■ Information shown:
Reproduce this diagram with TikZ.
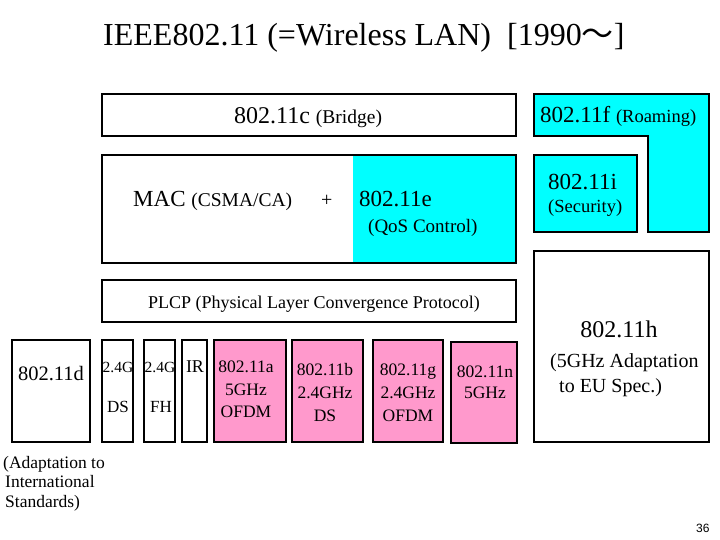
\documentclass[tikz,border=0pt]{standalone}
\usepackage{fontspec}
\setmainfont{Liberation Serif}
\newfontfamily\cjk{Noto Sans CJK JP}
\newfontfamily\sansf{Liberation Sans}
\definecolor{qcyan}{HTML}{00FFFF}
\definecolor{qpink}{HTML}{FF99CC}
\newcommand{\fs}[1]{\fontsize{#1}{#1}\selectfont}
\begin{document}
\begin{tikzpicture}[x=1pt,y=-1pt,
  boxline/.style={draw=black,line width=1.1pt},
  cyanbox/.style={boxline,fill=qcyan},
  pinkbox/.style={boxline,fill=qpink},
  txt/.style={inner sep=0pt,anchor=base west},
  ctxt/.style={inner sep=0pt,anchor=base,align=center}]
\useasboundingbox (0,0) rectangle (720,540);
% title
\node[txt] (title) at (103,46) {\fs{32}IEEE802.11 (=Wireless LAN)\ \ [1990{\cjk ～}]};
% 802.11c
\draw[boxline] (102,94) rectangle (516,136);
\node[txt] (c) at (234,124) {\fs{24}802.11c \fs{19.5}(Bridge)};
% MAC + 802.11e
\fill[qcyan] (353,155) rectangle (516,263);
\draw[boxline] (102,155) rectangle (516,263);
\node[txt] (mac) at (133,207) {\fs{23}MAC \fs{19.5}(CSMA/CA)};
\node[txt] (plus) at (321,207) {\fs{20}+};
\node[txt] (e) at (359,207) {\fs{23}802.11e};
\node[txt] (eq) at (368,233) {\fs{19}(QoS Control)};
% 802.11f L shape
\draw[cyanbox] (534,94) -- (709,94) -- (709,232) -- (648,232) -- (648,136) -- (534,136) -- cycle;
\node[txt] (f) at (540,123) {\fs{23}802.11f \fs{18.5}(Roaming)};
% 802.11i
\draw[cyanbox] (534,155) rectangle (637,232);
\node[txt] (i) at (548,190) {\fs{23}802.11i};
\node[txt] (is) at (548,213) {\fs{18.5}(Security)};
% PLCP
\draw[boxline] (102,280) rectangle (516,322);
\node[txt] (plcp) at (148,308) {\fs{18}PLCP (Physical Layer Convergence Protocol)};
% 802.11h
\draw[boxline] (534,251) rectangle (709,442);
\node[ctxt] (h) at (619,337) {\fs{24}802.11h};
\node[txt] (h1) at (550,367) {\fs{20}(5GHz Adaptation};
\node[txt] (h2) at (559,392) {\fs{20}to EU Spec.)};
% 802.11d
\draw[boxline] (12,340) rectangle (90,442);
\node[ctxt] (d) at (51,380) {\fs{20.5}802.11d};
\node[txt] (d1) at (3,468) {\fs{17.5}(Adaptation to};
\node[txt] (d2) at (5,487) {\fs{17.5}International};
\node[txt] (d3) at (5,507) {\fs{17.5}Standards)};
% DS, FH, IR
\draw[boxline] (102,340) rectangle (133,442);
\node[txt] (ds1) at (102.5,372) {\fs{15.5}2.4G};
\node[ctxt] (ds2) at (118,412) {\fs{17}DS};
\draw[boxline] (144,340) rectangle (175,442);
\node[txt] (fh1) at (144.5,372) {\fs{15.5}2.4G};
\node[ctxt] (fh2) at (161,412) {\fs{17}FH};
\draw[boxline] (182,340) rectangle (207,442);
\node[ctxt] (ir) at (195,372) {\fs{18}IR};
% pink boxes
\draw[pinkbox] (214,340) rectangle (286,442);
\node[ctxt] (a1) at (246,372) {\fs{17.5}802.11a};
\node[ctxt] (a2) at (246,395) {\fs{17.5}5GHz};
\node[ctxt] (a3) at (246,417) {\fs{17.5}OFDM};
\draw[pinkbox] (292,340) rectangle (363,442);
\node[ctxt] (b1) at (325,375) {\fs{17.5}802.11b};
\node[ctxt] (b2) at (325,398) {\fs{17.5}2.4GHz};
\node[ctxt] (b3) at (325,421) {\fs{17.5}DS};
\draw[pinkbox] (373,340) rectangle (443,442);
\node[ctxt] (g1) at (408,375) {\fs{17.5}802.11g};
\node[ctxt] (g2) at (408,398) {\fs{17.5}2.4GHz};
\node[ctxt] (g3) at (408,421) {\fs{17.5}OFDM};
\draw[pinkbox] (451,342) rectangle (517,443);
\node[ctxt] (n1) at (485,377) {\fs{17.5}802.11n};
\node[ctxt] (n2) at (485,398) {\fs{17.5}5GHz};
% page number
\node[txt] (pg) at (696,532) {\sansf\fs{12}36};
\end{tikzpicture}
\end{document}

■ Exercise:
Copy the whole listing above word for word but do not carry over the pictures.

■ Exercise output:
Reproduce this diagram with TikZ.
\documentclass[tikz,border=0pt]{standalone}
\usepackage{fontspec}
\setmainfont{Liberation Serif}
\newfontfamily\cjk{Noto Sans CJK JP}
\newfontfamily\sansf{Liberation Sans}
\definecolor{qcyan}{HTML}{00FFFF}
\definecolor{qpink}{HTML}{FF99CC}
\newcommand{\fs}[1]{\fontsize{#1}{#1}\selectfont}
\begin{document}
\begin{tikzpicture}[x=1pt,y=-1pt,
  boxline/.style={draw=black,line width=1.1pt},
  cyanbox/.style={boxline,fill=qcyan},
  pinkbox/.style={boxline,fill=qpink},
  txt/.style={inner sep=0pt,anchor=base west},
  ctxt/.style={inner sep=0pt,anchor=base,align=center}]
\useasboundingbox (0,0) rectangle (720,540);
% title
\node[txt] (title) at (103,46) {\fs{32}IEEE802.11 (=Wireless LAN)\ \ [1990{\cjk ～}]};
% 802.11c
\draw[boxline] (102,94) rectangle (516,136);
\node[txt] (c) at (234,124) {\fs{24}802.11c \fs{19.5}(Bridge)};
% MAC + 802.11e
\fill[qcyan] (353,155) rectangle (516,263);
\draw[boxline] (102,155) rectangle (516,263);
\node[txt] (mac) at (133,207) {\fs{23}MAC \fs{19.5}(CSMA/CA)};
\node[txt] (plus) at (321,207) {\fs{20}+};
\node[txt] (e) at (359,207) {\fs{23}802.11e};
\node[txt] (eq) at (368,233) {\fs{19}(QoS Control)};
% 802.11f L shape
\draw[cyanbox] (534,94) -- (709,94) -- (709,232) -- (648,232) -- (648,136) -- (534,136) -- cycle;
\node[txt] (f) at (540,123) {\fs{23}802.11f \fs{18.5}(Roaming)};
% 802.11i
\draw[cyanbox] (534,155) rectangle (637,232);
\node[txt] (i) at (548,190) {\fs{23}802.11i};
\node[txt] (is) at (548,213) {\fs{18.5}(Security)};
% PLCP
\draw[boxline] (102,280) rectangle (516,322);
\node[txt] (plcp) at (148,308) {\fs{18}PLCP (Physical Layer Convergence Protocol)};
% 802.11h
\draw[boxline] (534,251) rectangle (709,442);
\node[ctxt] (h) at (619,337) {\fs{24}802.11h};
\node[txt] (h1) at (550,367) {\fs{20}(5GHz Adaptation};
\node[txt] (h2) at (559,392) {\fs{20}to EU Spec.)};
% 802.11d
\draw[boxline] (12,340) rectangle (90,442);
\node[ctxt] (d) at (51,380) {\fs{20.5}802.11d};
\node[txt] (d1) at (3,468) {\fs{17.5}(Adaptation to};
\node[txt] (d2) at (5,487) {\fs{17.5}International};
\node[txt] (d3) at (5,507) {\fs{17.5}Standards)};
% DS, FH, IR
\draw[boxline] (102,340) rectangle (133,442);
\node[txt] (ds1) at (102.5,372) {\fs{15.5}2.4G};
\node[ctxt] (ds2) at (118,412) {\fs{17}DS};
\draw[boxline] (144,340) rectangle (175,442);
\node[txt] (fh1) at (144.5,372) {\fs{15.5}2.4G};
\node[ctxt] (fh2) at (161,412) {\fs{17}FH};
\draw[boxline] (182,340) rectangle (207,442);
\node[ctxt] (ir) at (195,372) {\fs{18}IR};
% pink boxes
\draw[pinkbox] (214,340) rectangle (286,442);
\node[ctxt] (a1) at (246,372) {\fs{17.5}802.11a};
\node[ctxt] (a2) at (246,395) {\fs{17.5}5GHz};
\node[ctxt] (a3) at (246,417) {\fs{17.5}OFDM};
\draw[pinkbox] (292,340) rectangle (363,442);
\node[ctxt] (b1) at (325,375) {\fs{17.5}802.11b};
\node[ctxt] (b2) at (325,398) {\fs{17.5}2.4GHz};
\node[ctxt] (b3) at (325,421) {\fs{17.5}DS};
\draw[pinkbox] (373,340) rectangle (443,442);
\node[ctxt] (g1) at (408,375) {\fs{17.5}802.11g};
\node[ctxt] (g2) at (408,398) {\fs{17.5}2.4GHz};
\node[ctxt] (g3) at (408,421) {\fs{17.5}OFDM};
\draw[pinkbox] (451,342) rectangle (517,443);
\node[ctxt] (n1) at (485,377) {\fs{17.5}802.11n};
\node[ctxt] (n2) at (485,398) {\fs{17.5}5GHz};
% page number
\node[txt] (pg) at (696,532) {\sansf\fs{12}36};
\end{tikzpicture}
\end{document}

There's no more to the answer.